We made some changes to the 5.6.6-m9 code base to support TokuDB as
another XA storage engine.

diff -r mysql-5.6.6-m9/sql/handler.cc mysql-5.6.6-m9-patched/sql/handler.cc
<   DBUG_ASSERT(total_ha_2pc == (ulong) opt_bin_log+1); // only InnoDB
and binlog
>   // DBUG_ASSERT(total_ha_2pc == (ulong) opt_bin_log+1); // only InnoDB and binlog
diff -r mysql-5.6.6-m9/sql/log.cc mysql-5.6.6-m9-patched/sql/log.cc
<     pg->end=(my_xid *)(pg->start + tc_log_page_size);
>     pg->end=(my_xid *)(data + (i+1)*tc_log_page_size);
>     pg->ptr=pg->start;
<   mysql_cond_signal(&active->cond);        // wake up a new syncer
>   if (active)
>       mysql_cond_signal(&active->cond);        // wake up a new syncer
diff -r mysql-5.6.6-m9/storage/example/ha_example.cc
> static int example_prepare(handlerton *hton, THD *thd, bool all)
> {
>   DBUG_ENTER("example_prepare");
> }
>   example_hton->prepare= example_prepare;
[29 Dec 2012 21:26] Erlend Dahl
Marked Bug#32926 "lack of suppport for multiple two-phase-commit storage engines" as a duplicate, since the work is being carried out in the context of Bug#47134
[4 Mar 2013 18:52] Paul DuBois
Noted in 5.7.1 changelog.

If XA support was activated by multiple storage engines, the server would exit.
[6 Nov 2013 12:22] Laurynas Biveinis
mysql-server$ bzr log -r 5201.2.1
revno: 5201.2.1
committer: Dmitry Shulga <Dmitry.Shulga@oracle.com>
branch nick: mysql-trunk-bug11755370
timestamp: Fri 2013-03-01 19:02:41 +0600
  This patch fixes bug#11755370 - CRASH ON STARTUP WHEN XA SUPPORT FUNCTIONS
                                  ACTIVATED BY A SECOND ENGINE.
    The reason for server crash was that there was a bug in pointer arithmetics
  when server calculated begin/end values of the memory pages mmaped to the file.
  Beside this bug reason there were also a bug related to multi-threaded
  programming.
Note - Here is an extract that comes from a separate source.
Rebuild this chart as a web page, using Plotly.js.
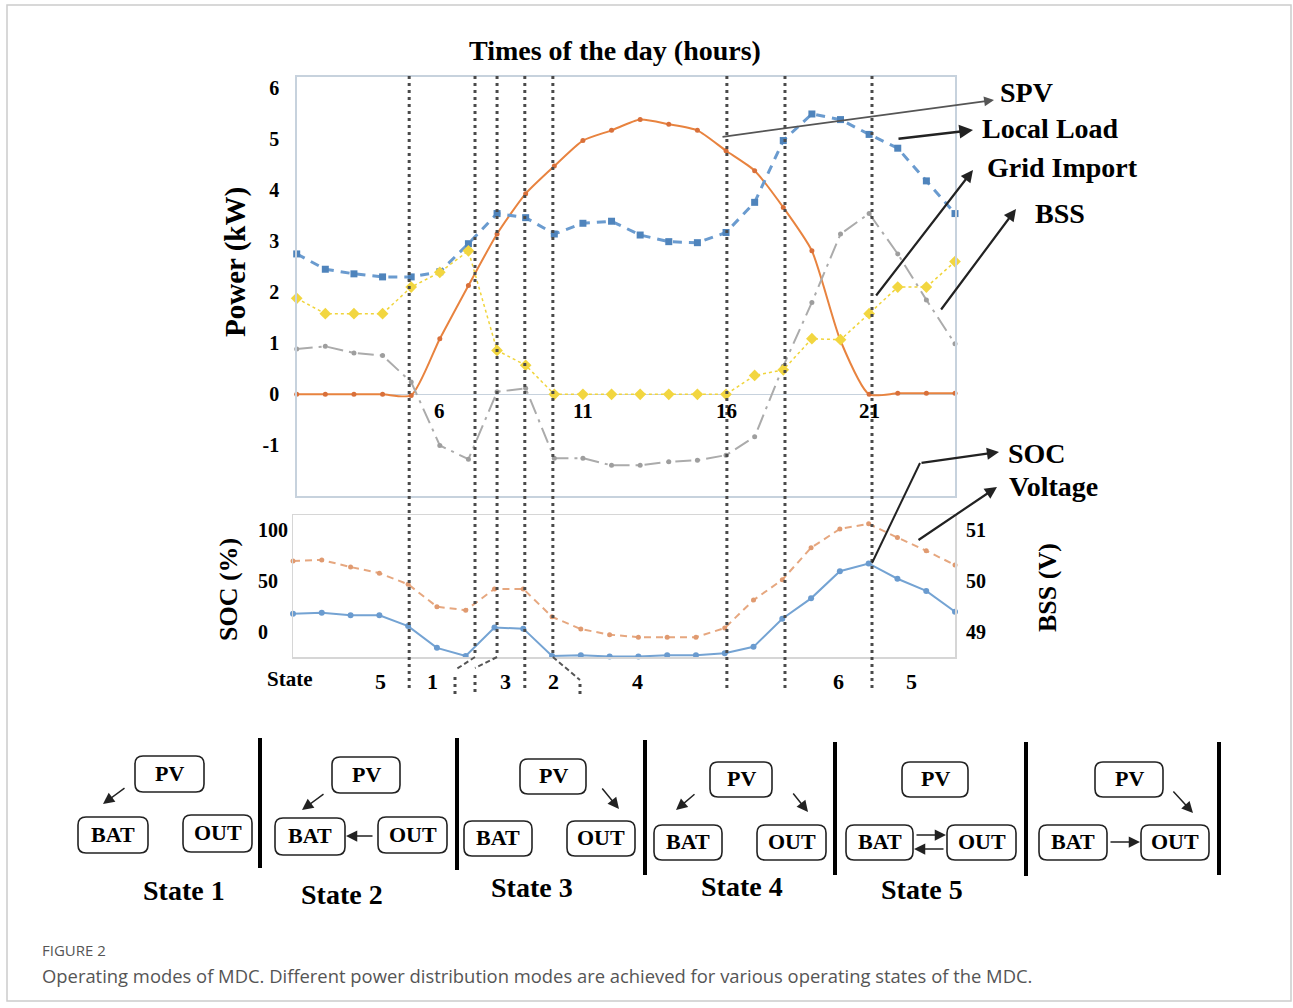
<!DOCTYPE html>
<html>
<head>
<meta charset="utf-8">
<script src="https://cdn.plot.ly/plotly-3.0.1.min.js"></script>
<style>html,body{margin:0;padding:0;background:#fff;}#chart{width:1293px;height:1008px;}</style>
</head>
<body>
<div id="chart"></div>
<script>
// ---------------- DATA ----------------
const hours = [1,2,3,4,5,6,7,8,9,10,11,12,13,14,15,16,17,18,19,20,21,22,23,24];
const spv = [0,0,0,0,-0.02,1.09,2.13,3.14,3.93,4.47,4.97,5.17,5.38,5.29,5.17,4.77,4.38,3.66,2.81,1.05,0,0.02,0.02,0.02];
const localLoad = [2.75,2.45,2.36,2.30,2.30,2.40,2.95,3.54,3.46,3.14,3.35,3.39,3.12,2.99,2.97,3.17,3.76,4.97,5.49,5.38,5.09,4.82,4.18,3.54];
const gridImport = [0.89,0.94,0.81,0.76,0.24,-1.0,-1.27,0.05,0.12,-1.25,-1.25,-1.39,-1.39,-1.32,-1.29,-1.19,-0.83,0.55,1.8,3.14,3.54,2.75,1.85,0.99];
const bss = [1.88,1.58,1.58,1.58,2.10,2.39,2.81,0.86,0.57,0,0,0,0,0,0,0,0.37,0.48,1.09,1.07,1.58,2.10,2.10,2.60];
const soc = [17.6,18.6,16,16,5.4,-16,-24,3.9,2.9,-24,-23.3,-24.5,-24.5,-23.3,-23.3,-21.3,-15,12.7,32.7,59.4,67,52,40,19.6];
const voltage = [50.39,50.41,50.27,50.15,49.93,49.49,49.42,49.84,49.84,49.29,49.05,48.94,48.89,48.89,48.89,49.07,49.62,50.02,50.65,51.02,51.12,50.85,50.59,50.31];

const powerTicks = [-1,0,1,2,3,4,5,6];
const hourLabels = [6,11,16,21];
const socTicks = [0,50,100];
const voltTicks = [49,50,51];
const stateBoundaries = [4.93,7.23,8.0,8.97,9.95,16.03,18.06,21.1];
const stateSequence = ['5','1','3','2','4','6','5'];
const seriesNames = ['SPV','Local Load','Grid Import','BSS'];
const lowerNames = ['SOC','Voltage'];

// ---------------- LAYOUT HELPERS ----------------
const W = 1293, H = 1008;
const px = x => x / W;
const py = y => 1 - y / H;
const X0 = 296.7, X1 = 955;
const hx = h => X0 + (h - 1) * (X1 - X0) / 23;   // hour -> pixel (same scale as axis)
const serif = 'Liberation Serif, Times New Roman, serif';
const bold = (size, color) => ({family: serif, size: size, color: color || '#000', weight: 'bold'});

const traces = [
  {x: hours, y: spv, name: seriesNames[0], xaxis: 'x', yaxis: 'y', mode: 'lines+markers', cliponaxis: false,
   line: {color: '#E8833F', width: 2, shape: 'spline', smoothing: 0.6}, marker: {size: 5, color: '#D9703A'}},
  {x: hours, y: localLoad, name: seriesNames[1], xaxis: 'x', yaxis: 'y', mode: 'lines+markers', cliponaxis: false,
   line: {color: '#6A9BCF', width: 3, dash: '9px,7px'}, marker: {symbol: 'square', size: 7, color: '#4F84BC'}},
  {x: hours, y: gridImport, name: seriesNames[2], xaxis: 'x', yaxis: 'y', mode: 'lines+markers', cliponaxis: false,
   line: {color: '#ABABAB', width: 2, dash: '16px,6px,3px,6px'}, marker: {size: 5, color: '#9E9E9E'}},
  {x: hours, y: bss, name: seriesNames[3], xaxis: 'x', yaxis: 'y', mode: 'lines+markers', cliponaxis: false,
   line: {color: '#F0D43A', width: 1.5, dash: 'dot'}, marker: {symbol: 'diamond', size: 9, color: '#F2D640'}},
  {x: hours, y: soc, name: lowerNames[0], xaxis: 'x2', yaxis: 'y2', mode: 'lines+markers', cliponaxis: false,
   line: {color: '#74A3D3', width: 2}, marker: {size: 6, color: '#6A9BCF'}},
  {x: hours, y: voltage, name: lowerNames[1], xaxis: 'x2', yaxis: 'y3', mode: 'lines+markers', cliponaxis: false,
   line: {color: '#E6A77F', width: 2, dash: '7px,5px'}, marker: {size: 5, color: '#E09A70'}}
];

const shapes = [];
const annotations = [];

// outer border
shapes.push({type: 'rect', xref: 'paper', yref: 'paper', x0: px(7), x1: px(1291), y0: py(5), y1: py(1001),
  line: {color: '#cccccc', width: 1.5}});

// state boundary dotted lines
const dotted = {color: '#4a4a4a', width: 3, dash: '3px,4px'};
const slanted = {7.23: [455, 670, 677], 8.0: [475, 668, 675], 9.95: [580, 680, 684]};
stateBoundaries.forEach(h => {
  const x = px(hx(h));
  if (slanted[h]) {
    const s = slanted[h];
    shapes.push({type: 'line', xref: 'paper', yref: 'paper', x0: x, x1: x, y0: py(76), y1: py(657), line: dotted});
    shapes.push({type: 'line', xref: 'paper', yref: 'paper', x0: x, x1: px(s[0]), y0: py(657), y1: py(s[1]),
      line: {color: '#555', width: 2, dash: '5px,3px'}});
    shapes.push({type: 'line', xref: 'paper', yref: 'paper', x0: px(s[0]), x1: px(s[0]), y0: py(s[2]), y1: py(696), line: dotted});
  } else {
    shapes.push({type: 'line', xref: 'paper', yref: 'paper', x0: x, x1: x, y0: py(76), y1: py(692), line: dotted});
  }
});

// hour labels on top chart
hourLabels.forEach(h => annotations.push({x: h, y: -0.33, xref: 'x', yref: 'y', text: String(h), showarrow: false,
  font: bold(21), xanchor: 'center', yanchor: 'middle'}));

// SOC tick labels (left aligned as in original)
socTicks.forEach(t => annotations.push({x: px(256), xref: 'paper', y: t, yref: 'y2', text: String(t), showarrow: false,
  xanchor: 'left', yanchor: 'middle', font: bold(20)}));

// titles
annotations.push({x: px(615), y: py(50), xref: 'paper', yref: 'paper', text: 'Times of the day (hours)', showarrow: false, font: bold(28)});
annotations.push({x: px(236), y: py(262), xref: 'paper', yref: 'paper', text: 'Power (kW)', textangle: -90, showarrow: false, font: bold(29)});
annotations.push({x: px(228), y: py(590), xref: 'paper', yref: 'paper', text: 'SOC (%)', textangle: -90, showarrow: false, font: bold(26)});
annotations.push({x: px(1047), y: py(588), xref: 'paper', yref: 'paper', text: 'BSS (V)', textangle: -90, showarrow: false, font: bold(26)});

// series labels with arrows
const lab = (text, x, y) => annotations.push({x: px(x), y: py(y), xref: 'paper', yref: 'paper', text: text,
  showarrow: false, xanchor: 'left', yanchor: 'middle', font: bold(28)});
lab(seriesNames[0], 998, 92);
lab(seriesNames[1], 980, 128);
lab(seriesNames[2], 985, 168);
lab(seriesNames[3], 1033, 213);
lab(lowerNames[0], 1006, 454);
lab(lowerNames[1], 1007, 486);

const arrow = (tx, ty, fx, fy, w, col, size) => annotations.push({x: px(tx), y: py(ty), xref: 'paper', yref: 'paper',
  ax: fx - tx, ay: fy - ty, axref: 'pixel', ayref: 'pixel', text: '', showarrow: true, arrowhead: 2,
  arrowsize: size || 1.1, arrowwidth: w, arrowcolor: col || '#222'});
arrow(994, 100, 721, 137, 1.8, '#555');
arrow(973, 130, 897, 139, 2.5, '#222');
arrow(973, 170, 875, 297, 2.2, '#222');
arrow(1016, 209, 940, 311, 2.2, '#222');
shapes.push({type: 'line', xref: 'paper', yref: 'paper', x0: px(872), y0: py(563), x1: px(920), y1: py(463), line: {color: '#222', width: 2}});
arrow(999, 452, 920, 463, 2.2, '#222');
arrow(997, 487, 917, 541, 2.2, '#222');

// state row labels
annotations.push({x: px(290), y: py(679), xref: 'paper', yref: 'paper', text: 'State', showarrow: false, font: bold(21)});
const stateLabelX = [380, 432, 505, 553, 637, 838, 911];
stateSequence.forEach((s, i) => annotations.push({x: px(stateLabelX[i]), y: py(681), xref: 'paper', yref: 'paper',
  text: s, showarrow: false, font: bold(22)}));

// ---------------- STATE DIAGRAMS ----------------
function rbox(x0, y0, x1, y1, r) {
  const p = (x, y) => px(x) + ' ' + py(y);
  return 'M ' + p(x0 + r, y0) + ' L ' + p(x1 - r, y0) + ' Q ' + p(x1, y0) + ' ' + p(x1, y0 + r) +
    ' L ' + p(x1, y1 - r) + ' Q ' + p(x1, y1) + ' ' + p(x1 - r, y1) +
    ' L ' + p(x0 + r, y1) + ' Q ' + p(x0, y1) + ' ' + p(x0, y1 - r) +
    ' L ' + p(x0, y0 + r) + ' Q ' + p(x0, y0) + ' ' + p(x0 + r, y0) + ' Z';
}
const diag = [
  {pv: [135, 756, 204, 792], bat: [78, 817, 148, 853], out: [183, 815, 252, 852], label: 'State 1', lx: 184, ly: 890,
   arrows: [[103, 804, 126, 787]]},
  {pv: [332, 757, 400, 793], bat: [275, 818, 345, 855], out: [378, 817, 447, 853], label: 'State 2', lx: 342, ly: 894,
   arrows: [[302, 810, 325, 793], [346, 836, 374, 836]]},
  {pv: [520, 759, 586, 794], bat: [464, 821, 532, 856], out: [567, 821, 635, 856], label: 'State 3', lx: 532, ly: 887,
   arrows: [[619, 809, 601, 787]]},
  {pv: [710, 762, 772, 797], bat: [654, 825, 722, 860], out: [757, 825, 826, 860], label: 'State 4', lx: 742, ly: 886,
   arrows: [[676, 810, 696, 793], [808, 812, 792, 792]]},
  {pv: [902, 762, 968, 797], bat: [846, 825, 913, 860], out: [947, 825, 1016, 860], label: 'State 5', lx: 922, ly: 889,
   arrows: [[946, 835, 915, 835], [914, 849, 945, 849]]},
  {pv: [1095, 762, 1163, 797], bat: [1039, 825, 1107, 860], out: [1141, 825, 1209, 860], label: '', lx: 0, ly: 0,
   arrows: [[1193, 813, 1172, 790], [1140, 842, 1109, 842]]}
];
const bars = [[260, 738, 868], [457, 738, 870], [645, 740, 875], [835, 742, 875], [1026, 742, 876], [1219, 742, 875]];
bars.forEach(b => shapes.push({type: 'line', xref: 'paper', yref: 'paper', x0: px(b[0]), x1: px(b[0]), y0: py(b[1]), y1: py(b[2]),
  line: {color: '#000', width: 4}}));
diag.forEach(d => {
  [['pv', 'PV'], ['bat', 'BAT'], ['out', 'OUT']].forEach(k => {
    const b = d[k[0]];
    shapes.push({type: 'path', xref: 'paper', yref: 'paper', path: rbox(b[0], b[1], b[2], b[3], 8), line: {color: '#222', width: 1.6}});
    annotations.push({x: px((b[0] + b[2]) / 2), y: py((b[1] + b[3]) / 2 - 1), xref: 'paper', yref: 'paper', text: k[1],
      showarrow: false, font: bold(22)});
  });
  d.arrows.forEach(a => arrow(a[0], a[1], a[2], a[3], 1.5, '#222', 1.5));
  if (d.label) annotations.push({x: px(d.lx), y: py(d.ly), xref: 'paper', yref: 'paper', text: d.label, showarrow: false, font: bold(28)});
});

// caption
annotations.push({x: px(40), y: py(950), xref: 'paper', yref: 'paper', xanchor: 'left', text: 'FIGURE 2', showarrow: false,
  font: {family: 'Open Sans, Noto Sans, sans-serif', size: 15, color: '#555'}});
annotations.push({x: px(40), y: py(975), xref: 'paper', yref: 'paper', xanchor: 'left',
  text: 'Operating modes of MDC. Different power distribution modes are achieved for various operating states of the MDC.',
  showarrow: false, font: {family: 'Open Sans, Noto Sans, sans-serif', size: 18.4, color: '#555'}});

annotations.forEach(a => {
  if (!a.xanchor) a.xanchor = 'center';
  if (!a.yanchor) a.yanchor = 'middle';
});

const frameBlue = '#C7D2DD';
const layout = {
  width: W, height: H, margin: {l: 0, r: 0, t: 0, b: 0}, showlegend: false,
  paper_bgcolor: '#fff', plot_bgcolor: 'rgba(0,0,0,0)',
  font: {family: serif, color: '#000'},
  xaxis: {domain: [px(X0), px(X1)], range: [1, 24], anchor: 'y', showticklabels: false, showgrid: false, zeroline: false,
    showline: true, mirror: true, linecolor: frameBlue, linewidth: 1.5, fixedrange: true},
  yaxis: {domain: [py(496), py(76.7)], range: [-1.99, 6.22], anchor: 'x', tickvals: powerTicks, ticktext: powerTicks.map(String),
    tickfont: bold(20), ticks: '', ticklabelstandoff: 12, showgrid: false, zeroline: true, zerolinecolor: frameBlue, zerolinewidth: 1.5,
    showline: true, mirror: true, linecolor: frameBlue, linewidth: 1.5, fixedrange: true},
  xaxis2: {domain: [px(293), px(955)], range: [1, 24], anchor: 'y2', showticklabels: false, showgrid: false, zeroline: false,
    showline: true, mirror: true, linecolor: '#D6D6D6', linewidth: 1.5, fixedrange: true},
  yaxis2: {domain: [py(657), py(515)], range: [-25, 114.7], anchor: 'x2', showticklabels: false, ticks: '', showgrid: false,
    zeroline: false, showline: true, mirror: true, linecolor: '#D6D6D6', linewidth: 1.5, fixedrange: true},
  yaxis3: {overlaying: 'y2', side: 'right', anchor: 'x2', range: [48.5, 51.294], tickvals: voltTicks, ticktext: voltTicks.map(String),
    tickfont: bold(20), ticks: '', ticklabelstandoff: 10, showgrid: false, zeroline: false, showline: false, fixedrange: true},
  shapes: shapes,
  annotations: annotations
};

Plotly.newPlot('chart', traces, layout, {displayModeBar: false, staticPlot: true});
</script>
</body>
</html>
There were a race condition when several threads concurrently
  calls TC_LOG_MMAP::commit. Method commit() calls methods log()/unlog() that
  writes xid values to the mmaped file. This file is divided by pages and those
  pages is used as IO units during file synchronization. Access to those pages
  is controlled by a few mutexes. There was a bug in working with those mutexes.
  To fix the race condition bug the work with mutexes was simplified.
  Access to shared data now protected by one dedicated mutex. Formerly to protect
  access to shared data it were used several mutexes. Such approach added
  finer grained concurrency effect but introduced possible race condition.
  After analysis was done we decided to rewrite a logic regarding to
  synchronization of access to shared data in the way that increases robustness
  and decreases fine graining locking. Also there was a bug in code manipulating
  with list of pages in the pool.
  MTR test isn't added since there isn't currently any other engine with
  XA feature enabled aside from INNODB. I tested my patch using the fake second
  engine with XA feature enabled that I created from ha_example.cc. I think
  it won't be correct to modify ha_example.cc just for the sake of patch test
  coverage. Nevertheless I added unittest that runs 10 threads and calls
  TC_LOG_MMAP::commit for distributed transactions. Such test should crash
  the server without changes included in this patch. Also another two new unit
  tests were added to test TC_LOG_MMAP behavior in situations when its
  pages are close to be fully filled are fully filled.

mysql-server$ bzr log -r 5208
revno: 5208
committer: Dmitry Shulga <Dmitry.Shulga@oracle.com>
branch nick: mysql-trunk-new
timestamp: Mon 2013-03-04 22:56:49 +0600
  This is a follow-up for patch for bug#11755370 - CRASH ON STARTUP WHEN XA
  This patch fixes the compiler warnings.

mysql-server$ bzr log -r 5283
revno: 5283
committer: Dmitry Shulga <Dmitry.Shulga@oracle.com>
branch nick: mysql-trunk
timestamp: Wed 2013-03-13 22:30:51 +0600
  This is a follow-up patch for bug#11755370. It fixes compilation warnings
  reported by Sun Studio compiler.

mysql-server$ bzr log -r 5381
revno: 5381
committer: Tor Didriksen <tor.didriksen@oracle.com>
branch nick: trunk-merge
timestamp: Fri 2013-03-22 14:07:07 +0100
  Post push fix: disable msync/fsync in unit test.
  (reduces execution time from seconds to milliseconds)

mysql-server$ bzr log -r 5406
revno: 5406
committer: Tor Didriksen <tor.didriksen@oracle.com>
branch nick: trunk-review
timestamp: Tue 2013-03-26 12:43:43 +0100
  Post-push fix: remove compile warnings for sun studio.
[13 Aug 2015 7:10] Zhenye Xie
This bug still exists in mysql 5.6 branch. But already fixed in 5.7 branch.